I have thought of my mouth often, especially when watching with tearful eyes those who were struggling with sorrow, suffering, and distress. My tendency would be to quickly alleviate the discipline and bring deliverance. O short-sighted person that I am! How do I know that one of these pains or groans should be relieved? The farsighted, perfect love that seeks the perfection of its object does not weakly shrink away from present, momentary suffering. Our Father’s love is too steadfast to be weak. Because He loves His children, He “disciplines us . . . that we may share in his holiness” (Heb. 12:10). With this glorious purpose in sight, He does not relieve our crying. Made perfect through suffering, as our Elder Brother was, we children of God are disciplined to make us obedient, and brought to glory through much tribulation. from a tract 

Eleven or so years ago, when I finished reading that story, was when I suddenly remembered that in all the trials of the week, I had failed to finish writing that week's message. So then instead of being sorrowful I was grateful. Grateful for a heavenly Father who loves me enough to let me grow up; to change me to be more like Him. His ways are not my ways and His thoughts are not my thoughts. 

And as I also said, it made me happy to know that He is not done with me yet. Thank You Lord for the trials; again I am rejoicing! 

Thankfully and humbling, I see how many years it’s taken the Lord to transform and help me to finally grow up.
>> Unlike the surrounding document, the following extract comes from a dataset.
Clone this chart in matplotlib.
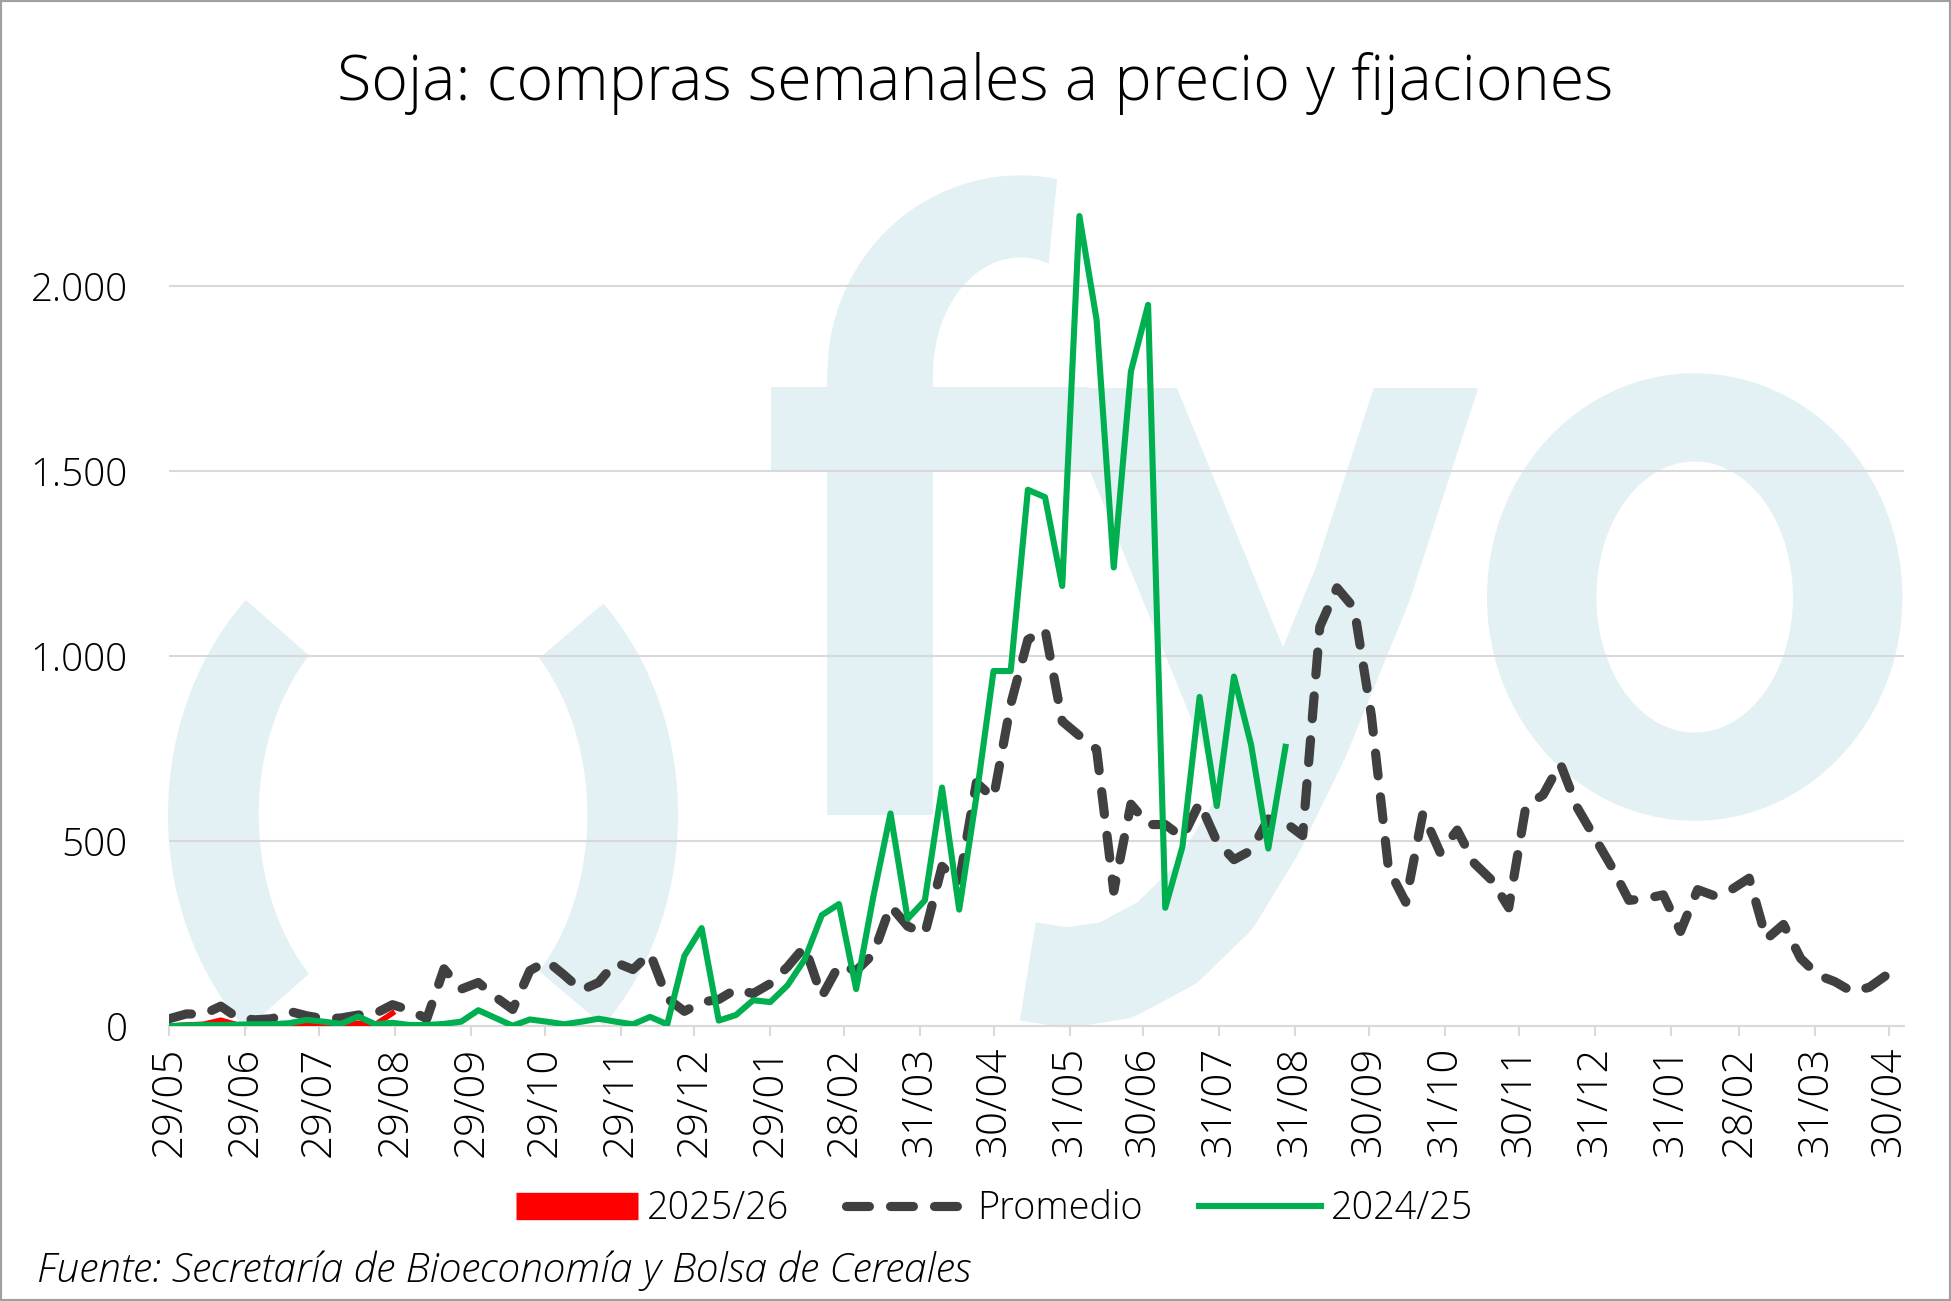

It was just the past few days that I realized that I did not want to be delivered or spared from my current trials, because only within the fire can I really sense His presence to the fullest. 

Daniel 3:24— 

“Then Nebuchadnezzar the king was astounded and stood up in haste; he responded and said to his high officials, ‘Was it not three men we cast bound into the midst of the fire?’ They answered and said to the king, ‘Certainly, O king.’ He answered and said, ‘Look! I see four men loosed and walking about in the midst of the fire without harm, and the appearance of the fourth [walking with them] is like a son of the gods!’” 

How about you? Where are you in your trials and how do you feel about them?